O mercado está hoje mais voltado para as mulheres?
A ideia é a de que os homens são naturais consumidores do vinho, têm bom gosto e não é preciso convencê-los. Mas, de repente, a indústria apercebe-se que as mulheres têm imenso poder de compra, especialmente em sítios como supermercados e querem convencê-las a comprar mais vinhos. Mas esta ideia de que não têm tão bom gosto, fez com que fossem incentivadas através de técnicas de marketing a comprarem vinhos pelas embalagens bonitas ou pelo design – e foram afastadas dos vinhos mais finos, mais requintados, de melhor qualidade. Criou-se este estereótipo de que a mulher tem mau gosto para vinhos. E não é nada verdade.

O estudo revelou também as preferências das mulheres?
Revelou que elas não consomem mais do que os homens, porque afinal têm corpos mais pequenos. O objetivo não é beber mais vinho, é beber com mais qualidade. Do ponto de vista físico, os corpos das mulheres parecem ter sido desenhados para vinho fino, mas a indústria não lhes oferece isso.

Mas o paladar do homem e da mulher pode ser diferente?
Em termos biológicos, sim. Nós temos um paladar mais sensitivo, por isso a amargues apela menos às mulheres. Mas homens e mulheres gostam de doce de forma igual, é um erro pensar que não. Só quando ficamos mais velhos é que o nosso apetite por doces desaparece, mas é nessa fase que os homens são apresentados a vinho bom e embarcam neste universo, e as mulheres ficam presas a estas preconceções de vinhos doces. Falar em vinhos doces de mulher é humilhante e promove um estereótipo horrível. Mas o paladar não é a única coisa a influenciar-te, muito tem a ver com o teu contexto de vida e se não deres um contexto às mulheres para provarem vinhos mais refinados, nunca vão desenvolver um gosto por eles. Mas isto está a mudar, já está a acontecer o oposto na China que tem muitas mulheres milionárias self-made e comprar vinho caro e bom faz parte do seu estilo de vida.
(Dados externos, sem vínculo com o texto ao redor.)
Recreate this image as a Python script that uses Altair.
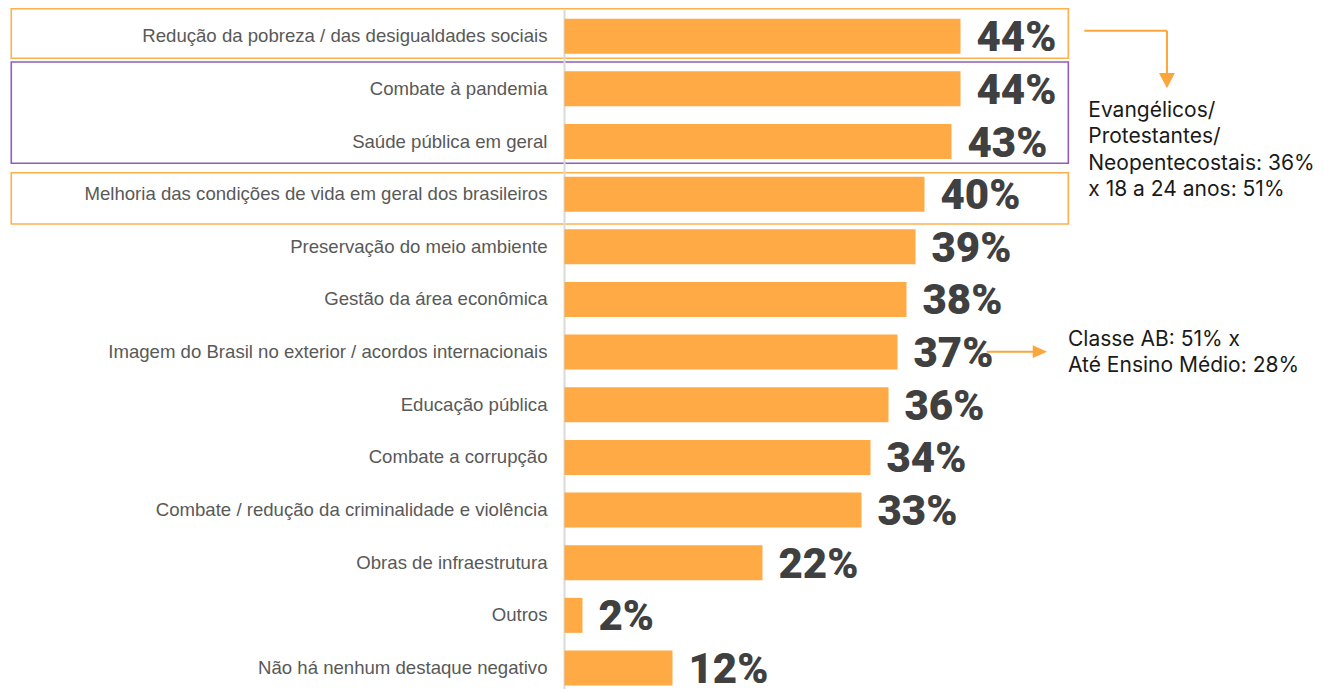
import altair as alt
import pandas as pd

categories = [
    "Redução da pobreza / das desigualdades sociais",
    "Combate à pandemia",
    "Saúde pública em geral",
    "Melhoria das condições de vida em geral dos brasileiros",
    "Preservação do meio ambiente",
    "Gestão da área econômica",
    "Imagem do Brasil no exterior / acordos internacionais",
    "Educação pública",
    "Combate a corrupção",
    "Combate / redução da criminalidade e violência",
    "Obras de infraestrutura",
    "Outros",
    "Não há nenhum destaque negativo",
]
values = [44, 44, 43, 40, 39, 38, 37, 36, 34, 33, 22, 2, 12]

note1 = "Evangélicos/\nProtestantes/\nNeopentecostais: 36%\nx 18 a 24 anos: 51%"
note2 = "Classe AB: 51% x\nAté Ensino Médio: 28%"

# highlight boxes: (x0, x1, row_top, row_bottom, color)
boxes = [
    (-61.47, 55.98, -0.52, 0.42, "#FFB04D"),
    (-61.47, 55.98, 0.49, 2.414, "#8E5DBE"),
    (-61.47, 55.98, 2.593, 3.567, "#FFB04D"),
]

BAR = "#FFAA45"
ORANGE = "#FBA63C"

df = pd.DataFrame({"i": list(range(len(categories))), "cat": categories, "v": values})
df["lbl"] = df["v"].astype(str) + "%"

XS = alt.Scale(domain=[0, 44], range=[554.5, 950.5], nice=False, zero=False, padding=0)
YS = alt.Scale(domain=[0, 12], range=[23.2, 655.0], nice=False, zero=False, padding=0)


def X(f):
    return alt.X(f, type="quantitative", scale=XS, axis=None)


def Y(f):
    return alt.Y(f, type="quantitative", scale=YS, axis=None)


box_df = pd.DataFrame(
    [{"x0": b[0], "x1": b[1], "y0": b[2], "y1": b[3], "c": b[4]} for b in boxes]
)
box_layer = alt.Chart(box_df).mark_rect(fillOpacity=0, strokeWidth=1.6).encode(
    x=X("x0"), x2="x1", y=Y("y0"), y2="y1",
    stroke=alt.Stroke("c:N", scale=None),
)

axis_df = pd.DataFrame({"x": [0], "y0": [-0.5], "y1": [12.8]})
axis_layer = alt.Chart(axis_df).mark_rule(color="#D9D9D9", strokeWidth=2).encode(
    x=X("x"), y=Y("y0"), y2="y1"
)

base = alt.Chart(df)
bars = base.mark_bar(size=35, orient="horizontal", color=BAR).encode(
    x=X("v"), x2=alt.datum(0), y=Y("i")
)
cat_text = base.mark_text(
    align="right", baseline="middle", dx=-17, font="Liberation Sans",
    fontSize=18.6, color="#595959"
).encode(x=alt.X("zero:Q", scale=XS, axis=None), y=Y("i"), text="cat:N").transform_calculate(zero="0")

val_text = base.mark_text(
    align="left", baseline="middle", dx=16, dy=2, font="Roboto",
    fontSize=42, fontWeight=900, color="#404040"
).encode(x=X("v"), y=Y("i"), text="lbl:N")

# arrows
seg_df = pd.DataFrame({
    "x0": [57.76, 66.94, 46.91],
    "x1": [66.94, 66.94, 52.1],
    "y0": [-0.104, -0.104, 5.992],
    "y1": [-0.104, 0.70, 5.992],
})
seg_layer = alt.Chart(seg_df).mark_rule(color=ORANGE, strokeWidth=2).encode(
    x=X("x0"), x2="x1", y=Y("y0"), y2="y1"
)
head_down = alt.Chart(pd.DataFrame({"x": [66.94], "y": [0.844]})).mark_point(
    shape="M-1,-0.94L1,-0.94L0,0.94Z", size=256, filled=True, color=ORANGE, opacity=1
).encode(x=X("x"), y=Y("y"))
head_right = alt.Chart(pd.DataFrame({"x": [52.82], "y": [5.992]})).mark_point(
    shape="M-1,-0.9L1,0L-1,0.9Z", size=204, filled=True, color=ORANGE, opacity=1
).encode(x=X("x"), y=Y("y"))

notes_df = pd.DataFrame({"x": [58.2, 55.94], "y": [1.535, 5.884], "t": [note1, note2]})
notes = alt.Chart(notes_df).mark_text(
    align="left", baseline="alphabetic", font="Inter", fontSize=21,
    lineBreak="\n", lineHeight=26.3, color="#1A1A1A"
).encode(x=X("x"), y=Y("y"), text="t:N")

chart = alt.layer(
    box_layer, axis_layer, bars, cat_text, val_text, seg_layer, head_down, head_right, notes
).properties(
    width=1306, height=676,
    padding={"left": 2, "top": 5, "right": 0, "bottom": 0},
    autosize=alt.AutoSizeParams(type="none"),
).configure(background="white").configure_view(stroke=None)

chart.save("out.html", embed_options={"renderer": "svg", "actions": False})
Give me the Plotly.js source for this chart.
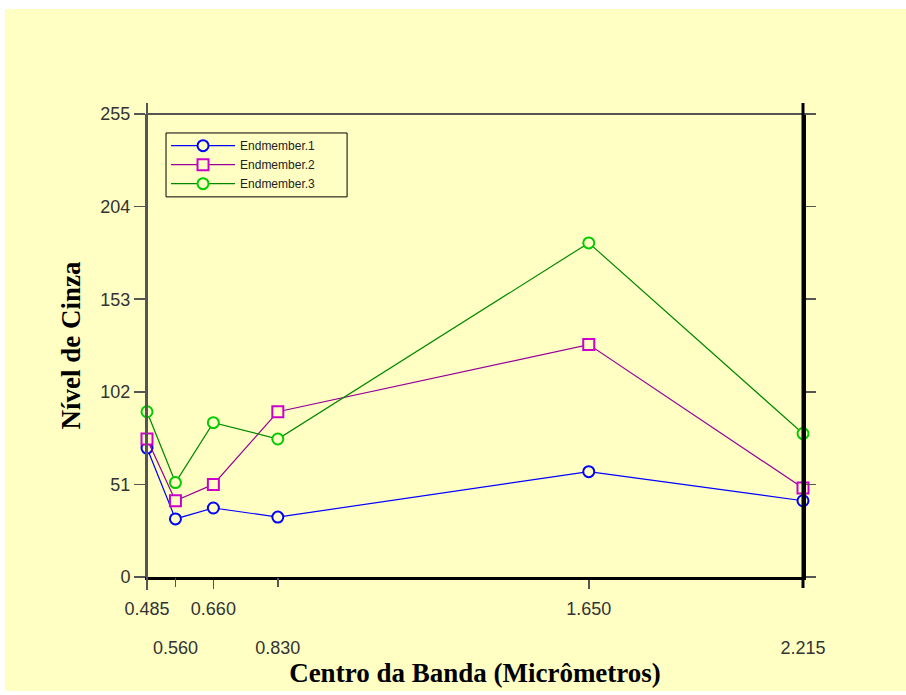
<!DOCTYPE html>
<html>
<head>
<meta charset="utf-8">
<script src="https://cdn.plot.ly/plotly-3.0.1.min.js"></script>
<style>html,body{margin:0;padding:0;background:#fff;}#chart{width:906px;height:695px;}</style>
</head>
<body>
<div id="chart"></div>
<script>
// Data
const bands = [0.485, 0.560, 0.660, 0.830, 1.650, 2.215];
const endmember1 = [71, 32, 38, 33, 58, 42];
const endmember2 = [76, 42, 51, 91, 128, 49];
const endmember3 = [91, 52, 85, 76, 184, 79];
const seriesNames = ['Endmember.1', 'Endmember.2', 'Endmember.3'];
const yTicks = [0, 51, 102, 153, 204, 255];
const xTicksRow1 = [0.485, 0.660, 1.650];
const xTicksRow2 = [0.560, 0.830, 2.215];
const xTitle = 'Centro da Banda (Micrômetros)';
const yTitle = 'Nível de Cinza';

const BG = '#FFFFC4';
const tickFont = {family: '"Liberation Sans", Arial, sans-serif', size: 18, color: '#333333'};
const titleFont = {family: '"Liberation Serif", "Times New Roman", serif', size: 27, color: '#000000', weight: 'bold'};

function tr(y, name, lineColor, markerColor, symbol) {
  return {
    x: bands, y: y, name: name, type: 'scatter', mode: 'lines+markers',
    cliponaxis: false,
    line: {color: lineColor, width: 1.2},
    marker: {symbol: symbol, size: 11, color: BG, line: {color: markerColor, width: 2}}
  };
}

const data = [
  tr(endmember1, seriesNames[0], '#0000FF', '#0000FF', 'circle'),
  tr(endmember2, seriesNames[1], '#990099', '#CC00CC', 'square'),
  tr(endmember3, seriesNames[2], '#008800', '#00CC00', 'circle')
];

const layout = {
  width: 906, height: 695,
  margin: {l: 147, r: 103, t: 114, b: 118},
  paper_bgcolor: '#FFFFFF',
  plot_bgcolor: 'rgba(0,0,0,0)',
  showlegend: true,
  legend: {
    x: 0.029, y: 0.963, xanchor: 'left', yanchor: 'top',
    bgcolor: 'rgba(0,0,0,0)', borderwidth: 0,
    font: {family: '"Liberation Sans", Arial, sans-serif', size: 12, color: '#222222'},
    itemwidth: 64, tracegroupgap: 0
  },
  xaxis: {
    range: [0.485, 2.215], tickvals: xTicksRow1, ticktext: xTicksRow1.map(v => v.toFixed(3)),
    showgrid: false, zeroline: false,
    showline: true, linecolor: '#000000', linewidth: 3,
    ticks: 'outside', ticklen: 9, tickwidth: 1.5, tickcolor: '#555555',
    tickfont: tickFont, ticklabelstandoff: 4
  },
  xaxis2: {
    overlaying: 'x', anchor: 'y', side: 'bottom',
    range: [0.485, 2.215], tickvals: xTicksRow2, ticktext: xTicksRow2.map(v => v.toFixed(3)),
    showgrid: false, zeroline: false, showline: false,
    ticks: 'outside', ticklen: 9, tickwidth: 1.5, tickcolor: '#555555',
    tickfont: tickFont, ticklabelstandoff: 45,
    title: {text: xTitle, font: titleFont, standoff: 6}
  },
  yaxis: {
    range: [0, 255], tickvals: yTicks,
    showgrid: false, zeroline: false,
    showline: true, linecolor: '#555555', linewidth: 2,
    ticks: 'outside', ticklen: 11, tickwidth: 1.5, tickcolor: '#555555',
    tickfont: tickFont,
    title: {text: yTitle, font: titleFont, standoff: 12}
  },
  yaxis2: {
    overlaying: 'y', side: 'right', anchor: 'x',
    range: [0, 255], tickvals: yTicks, showticklabels: false,
    showgrid: false, zeroline: false,
    showline: true, linecolor: '#000000', linewidth: 3,
    ticks: 'outside', ticklen: 10, tickwidth: 1.5, tickcolor: '#555555'
  },
  shapes: [
    {type: 'rect', xref: 'paper', yref: 'paper', x0: -0.2165, x1: 1.16, y0: -0.246, y1: 1.2268,
     fillcolor: BG, line: {width: 0}, layer: 'below'},
    // legend frame
    {type: 'rect', xref: 'paper', yref: 'paper', x0: 0.029, x1: 0.305, y0: 0.821, y1: 0.959,
     fillcolor: BG, line: {color: '#000000', width: 1}, layer: 'below'},
    {type: 'line', xref: 'paper', yref: 'paper', x0: 0, x1: 1.015, y0: 1, y1: 1,
     line: {color: '#555555', width: 2}},
    {type: 'line', xref: 'paper', yref: 'paper', x0: 0, x1: 0, y0: -0.028, y1: 1.024,
     line: {color: '#555555', width: 2}},
    {type: 'line', xref: 'paper', yref: 'paper', x0: 1, x1: 1, y0: -0.024, y1: 1.024,
     line: {color: '#000000', width: 3}}
  ]
};

// dummy traces to activate the secondary axes
data.push({x: [], y: [], xaxis: 'x2', yaxis: 'y', showlegend: false, hoverinfo: 'skip', type: 'scatter'});
data.push({x: [], y: [], xaxis: 'x', yaxis: 'y2', showlegend: false, hoverinfo: 'skip', type: 'scatter'});

Plotly.newPlot('chart', data, layout, {displayModeBar: false, staticPlot: true});
</script>
</body>
</html>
Existem também diferenças entre gerações no consumo de vinho? Por exemplo, com as mulheres millennials?
Sem dúvida que sim, até porque o consumo de álcool nos mais novos está a decrescer. Eu não quero estar a oferecer aos mais novos mais álcool, mas é um bom prazer da vida poder beber um vinho ótimo na ocasião certa. Seria uma pena perder-se. Também são mais capazes de explorar, não querem saber se vem de uma adega fina ou não, e são mais propensos a provar novas coisas, novas regiões, novos sabores e mais interessados em sustentabilidade e em vinhos orgânicos.